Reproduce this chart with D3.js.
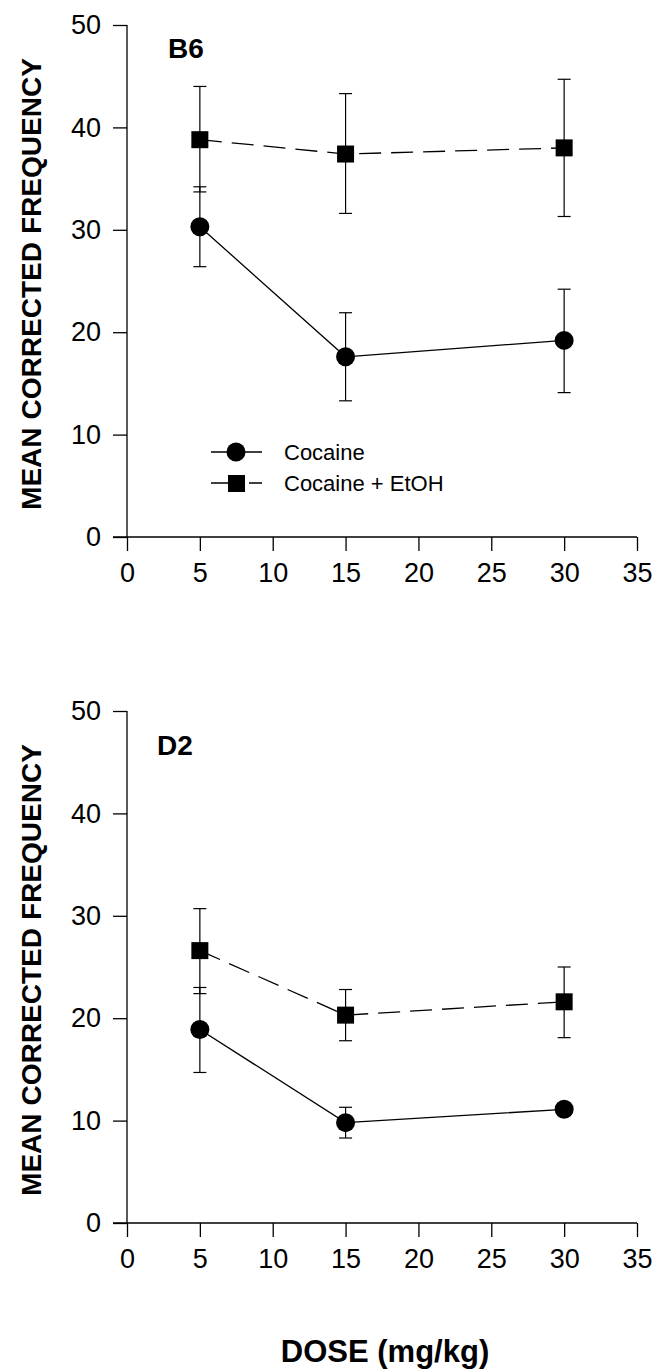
<!DOCTYPE html>
<html>
<head>
<meta charset="utf-8">
<script src="https://cdn.jsdelivr.net/npm/d3@7"></script>
<style>
  body { margin: 0; background: #fff; }
  svg { font-family: "Liberation Sans", Arial, sans-serif; }
</style>
</head>
<body>
<div id="chart"></div>
<script>
const doses = [5, 15, 30];
const xTicks = [0, 5, 10, 15, 20, 25, 30, 35];
const yTicks = [0, 10, 20, 30, 40, 50];

// B6 panel
const b6Cocaine = [30.3, 17.6, 19.2];
const b6CocaineUpper = [34.2, 21.9, 24.2];
const b6CocaineLower = [26.4, 13.3, 14.1];
const b6Etoh = [38.8, 37.4, 38.0];
const b6EtohUpper = [44.0, 43.3, 44.7];
const b6EtohLower = [33.7, 31.6, 31.3];

// D2 panel
const d2Cocaine = [18.9, 9.8, 11.1];
const d2CocaineUpper = [23.0, 11.3, 11.5];
const d2CocaineLower = [14.7, 8.3, 10.7];
const d2Etoh = [26.6, 20.3, 21.6];
const d2EtohUpper = [30.7, 22.8, 25.0];
const d2EtohLower = [22.4, 17.8, 18.1];

const W = 669, H = 1372;
const svg = d3.select("#chart").append("svg")
    .attr("width", W)
    .attr("height", H);

const x = d3.scaleLinear().domain([0, 35]).range([127, 637]);

function series(mean, upper, lower) {
    return doses.map((d, i) => ({ dose: d, mean: mean[i], upper: upper[i], lower: lower[i] }));
}

function drawPanel(top, label, labelPos, coc, etoh, showLegend) {
    const y = d3.scaleLinear().domain([0, 50]).range([top + 512, top]);
    const g = svg.append("g");

    g.append("g")
        .attr("transform", `translate(127,0)`)
        .call(d3.axisLeft(y).tickValues(yTicks).tickSize(14).tickPadding(12))
        .call(a => a.select(".domain").remove())
        .call(a => a.selectAll("text").style("font-size", "27px").attr("fill", "#000"));
    g.append("line")
        .attr("x1", 127).attr("x2", 127)
        .attr("y1", y(50)).attr("y2", y(0))
        .attr("stroke", "#000").attr("stroke-width", 1.3);

    g.append("g")
        .attr("transform", `translate(0,${y(0)})`)
        .call(d3.axisBottom(x).tickValues(xTicks).tickSize(14).tickPadding(12))
        .call(a => a.select(".domain").remove())
        .call(a => a.selectAll("text").style("font-size", "27px").attr("fill", "#000"));
    g.append("line")
        .attr("x1", 113).attr("x2", x(35))
        .attr("y1", y(0)).attr("y2", y(0))
        .attr("stroke", "#000").attr("stroke-width", 1.3);
    g.selectAll(".tick line").attr("stroke", "#000").attr("stroke-width", 1.3);

    g.append("text")
        .attr("x", labelPos[0]).attr("y", top + labelPos[1])
        .style("font-size", "28px").style("font-weight", "bold")
        .text(label);

    g.append("text")
        .attr("transform", `translate(41,${y(25) + 3}) rotate(-90)`)
        .attr("text-anchor", "middle")
        .style("font-size", "28px").style("font-weight", "bold")
        .attr("textLength", 452).attr("lengthAdjust", "spacingAndGlyphs")
        .text("MEAN CORRECTED FREQUENCY");

    const line = d3.line().x(d => x(d.dose)).y(d => y(d.mean));

    [coc, etoh].forEach(s => {
        const eb = g.append("g").selectAll("g").data(s).join("g");
        eb.append("line")
            .attr("x1", d => x(d.dose)).attr("x2", d => x(d.dose))
            .attr("y1", d => y(d.upper)).attr("y2", d => y(d.lower))
            .attr("stroke", "#000").attr("stroke-width", 1.2);
        eb.append("line")
            .attr("x1", d => x(d.dose) - 6.5).attr("x2", d => x(d.dose) + 6.5)
            .attr("y1", d => y(d.upper)).attr("y2", d => y(d.upper))
            .attr("stroke", "#000").attr("stroke-width", 1.2);
        eb.append("line")
            .attr("x1", d => x(d.dose) - 6.5).attr("x2", d => x(d.dose) + 6.5)
            .attr("y1", d => y(d.lower)).attr("y2", d => y(d.lower))
            .attr("stroke", "#000").attr("stroke-width", 1.2);
    });

    g.append("path").datum(coc)
        .attr("d", line).attr("fill", "none")
        .attr("stroke", "#000").attr("stroke-width", 1.3);
    g.append("path").datum(etoh)
        .attr("d", line).attr("fill", "none")
        .attr("stroke", "#000").attr("stroke-width", 1.3)
        .attr("stroke-dasharray", "22,10");

    g.selectAll(".dot").data(coc).join("circle")
        .attr("cx", d => x(d.dose)).attr("cy", d => y(d.mean))
        .attr("r", 9.5).attr("fill", "#000");
    g.selectAll(".sq").data(etoh).join("rect")
        .attr("x", d => x(d.dose) - 8.5).attr("y", d => y(d.mean) - 8.5)
        .attr("width", 17).attr("height", 17).attr("fill", "#000");

    if (showLegend) {
        const lg = g.append("g");
        lg.append("line").attr("x1", 211).attr("x2", 262).attr("y1", top + 427).attr("y2", top + 427)
            .attr("stroke", "#000").attr("stroke-width", 1.3);
        lg.append("circle").attr("cx", 236).attr("cy", top + 427).attr("r", 9.5).attr("fill", "#000");
        lg.append("text").attr("x", 284).attr("y", top + 435)
            .style("font-size", "22px").text("Cocaine");
        lg.append("line").attr("x1", 211).attr("x2", 262).attr("y1", top + 458).attr("y2", top + 458)
            .attr("stroke", "#000").attr("stroke-width", 1.3).attr("stroke-dasharray", "17,21,13");
        lg.append("rect").attr("x", 228).attr("y", top + 450).attr("width", 17).attr("height", 17).attr("fill", "#000");
        lg.append("text").attr("x", 284).attr("y", top + 466)
            .style("font-size", "22px").text("Cocaine + EtOH");
    }
}

drawPanel(25, "B6", [168, 33], series(b6Cocaine, b6CocaineUpper, b6CocaineLower),
    series(b6Etoh, b6EtohUpper, b6EtohLower), true);
drawPanel(711, "D2", [157, 44], series(d2Cocaine, d2CocaineUpper, d2CocaineLower),
    series(d2Etoh, d2EtohUpper, d2EtohLower), false);

svg.append("text")
    .attr("x", 385).attr("y", 1362)
    .attr("text-anchor", "middle")
    .style("font-size", "31px").style("font-weight", "bold")
    .text("DOSE (mg/kg)");
</script>
</body>
</html>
────────────────
EXERCISE INSTRUCTIONS. Give solely the number of lines in the data that contain the string "chart".

OUTPUT FOR THIS EXERCISE. 3